Locate every line below that contains the word "chart" and copy it.
>> begin
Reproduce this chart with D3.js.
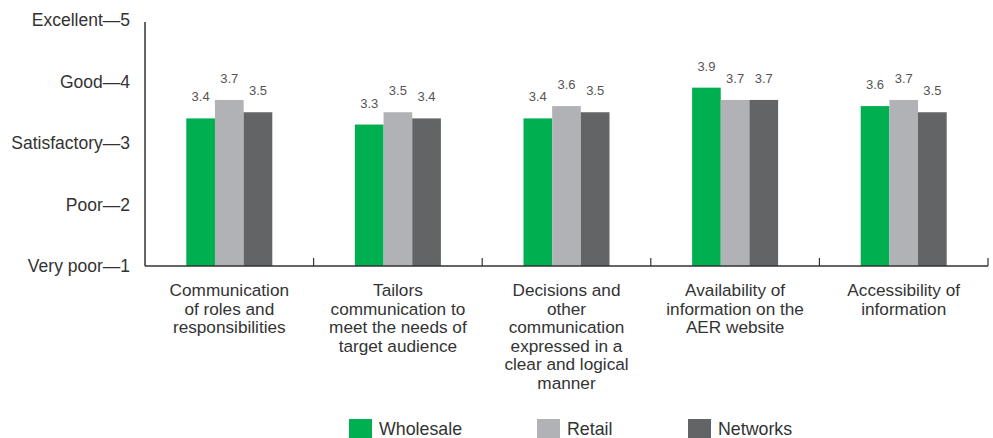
<!DOCTYPE html>
<html>
<head>
<meta charset="utf-8">
<script src="https://cdn.jsdelivr.net/npm/d3@7"></script>
<style>
  html, body { margin: 0; padding: 0; background: #fff; }
  svg { display: block; font-family: "Liberation Sans", Arial, sans-serif; }
</style>
</head>
<body>
<svg id="chart" width="993" height="438"></svg>
<script>
// Survey categories (each entry is a list of wrapped label lines)
const categories = [
  ["Communication", "of roles and", "responsibilities"],
  ["Tailors", "communication to", "meet the needs of", "target audience"],
  ["Decisions and", "other", "communication", "expressed in a", "clear and logical", "manner"],
  ["Availability of", "information on the", "AER website"],
  ["Accessibility of", "information"]
];
const seriesNames = ["Wholesale", "Retail", "Networks"];
const wholesale = [3.4, 3.3, 3.4, 3.9, 3.6];
const retail    = [3.7, 3.5, 3.6, 3.7, 3.7];
const networks  = [3.5, 3.4, 3.5, 3.7, 3.5];
const ratingTicks = [1, 2, 3, 4, 5];
const ratingLabels = ["Very poor", "Poor", "Satisfactory", "Good", "Excellent"];
const colors = ["#00b050", "#b1b2b6", "#636466"];

const seriesValues = [wholesale, retail, networks];
const svg = d3.select("#chart");

const plotLeft = 145, plotRight = 988, plotTop = 20, plotBottom = 266;

const x0 = d3.scaleBand()
  .domain(d3.range(categories.length))
  .range([plotLeft, plotRight])
  .paddingInner(0)
  .paddingOuter(0);

const groupWidth = 86;
const x1 = d3.scaleBand()
  .domain(seriesNames)
  .range([0, groupWidth]);

const y = d3.scaleLinear().domain([1, 5]).range([plotBottom, plotTop]);

// Bars
const groups = svg.append("g").selectAll("g")
  .data(categories)
  .join("g")
  .attr("transform", (d, i) => `translate(${x0(i) + x0.bandwidth() / 2 - groupWidth / 2},0)`);

groups.selectAll("rect")
  .data((d, i) => seriesNames.map((s, k) => ({ s, k, v: seriesValues[k][i] })))
  .join("rect")
  .attr("x", d => x1(d.s))
  .attr("width", x1.bandwidth())
  .attr("y", d => y(d.v))
  .attr("height", d => y(1) - y(d.v))
  .attr("fill", d => colors[d.k]);

// Value labels
groups.selectAll("text.val")
  .data((d, i) => seriesNames.map((s, k) => ({ s, k, v: seriesValues[k][i] })))
  .join("text")
  .attr("class", "val")
  .attr("x", d => x1(d.s) + x1.bandwidth() / 2)
  .attr("y", d => y(d.v) - 17)
  .attr("text-anchor", "middle")
  .attr("font-size", 13)
  .attr("fill", "#555")
  .text(d => d.v.toFixed(1));

// Y axis
const yAxis = d3.axisLeft(y)
  .tickValues(ratingTicks)
  .tickSize(0)
  .tickPadding(15)
  .tickFormat(d => `${ratingLabels[d - 1]}\u2014${d}`);

const yg = svg.append("g").attr("transform", `translate(${plotLeft},0)`).call(yAxis);
yg.select(".domain").attr("stroke", "#333").attr("stroke-width", 1.5).attr("d", `M0,${plotTop + 2}V${plotBottom}`);
yg.selectAll("text")
  .attr("font-size", 17.5)
  .attr("fill", "#333")
  .attr("font-family", "Liberation Sans, Arial, sans-serif");

// X axis with boundary ticks pointing upward
const xg = svg.append("g").attr("transform", `translate(0,${plotBottom})`);
xg.append("path")
  .attr("d", `M${plotLeft},0H${plotRight}`)
  .attr("stroke", "#333")
  .attr("stroke-width", 1.5);
xg.selectAll("line.tick")
  .data(d3.range(1, categories.length + 1))
  .join("line")
  .attr("class", "tick")
  .attr("x1", i => x0(0) + i * x0.step())
  .attr("x2", i => x0(0) + i * x0.step())
  .attr("y1", 0)
  .attr("y2", -8)
  .attr("stroke", "#333")
  .attr("stroke-width", 1.2);

// Category labels
const catLabels = svg.append("g").selectAll("text")
  .data(categories)
  .join("text")
  .attr("x", (d, i) => x0(i) + x0.bandwidth() / 2)
  .attr("y", 296)
  .attr("text-anchor", "middle")
  .attr("font-size", 17.2)
  .attr("fill", "#333");
catLabels.selectAll("tspan")
  .data(d => d)
  .join("tspan")
  .attr("x", function () { return d3.select(this.parentNode).attr("x"); })
  .attr("dy", (d, j) => j === 0 ? 0 : 18.5)
  .text(d => d);

// Legend
const legendX = [349, 537, 688];
const legend = svg.append("g").selectAll("g")
  .data(seriesNames)
  .join("g")
  .attr("transform", (d, i) => `translate(${legendX[i]},419)`);
legend.append("rect")
  .attr("width", 23)
  .attr("height", 19)
  .attr("fill", (d, i) => colors[i]);
legend.append("text")
  .attr("x", 30)
  .attr("y", 16)
  .attr("font-size", 17.8)
  .attr("fill", "#333")
  .text(d => d);
</script>
</body>
</html>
>> end
> _Answer to this problem_:
Reproduce this chart with D3.js.
<svg id="chart" width="993" height="438"></svg>
const svg = d3.select("#chart");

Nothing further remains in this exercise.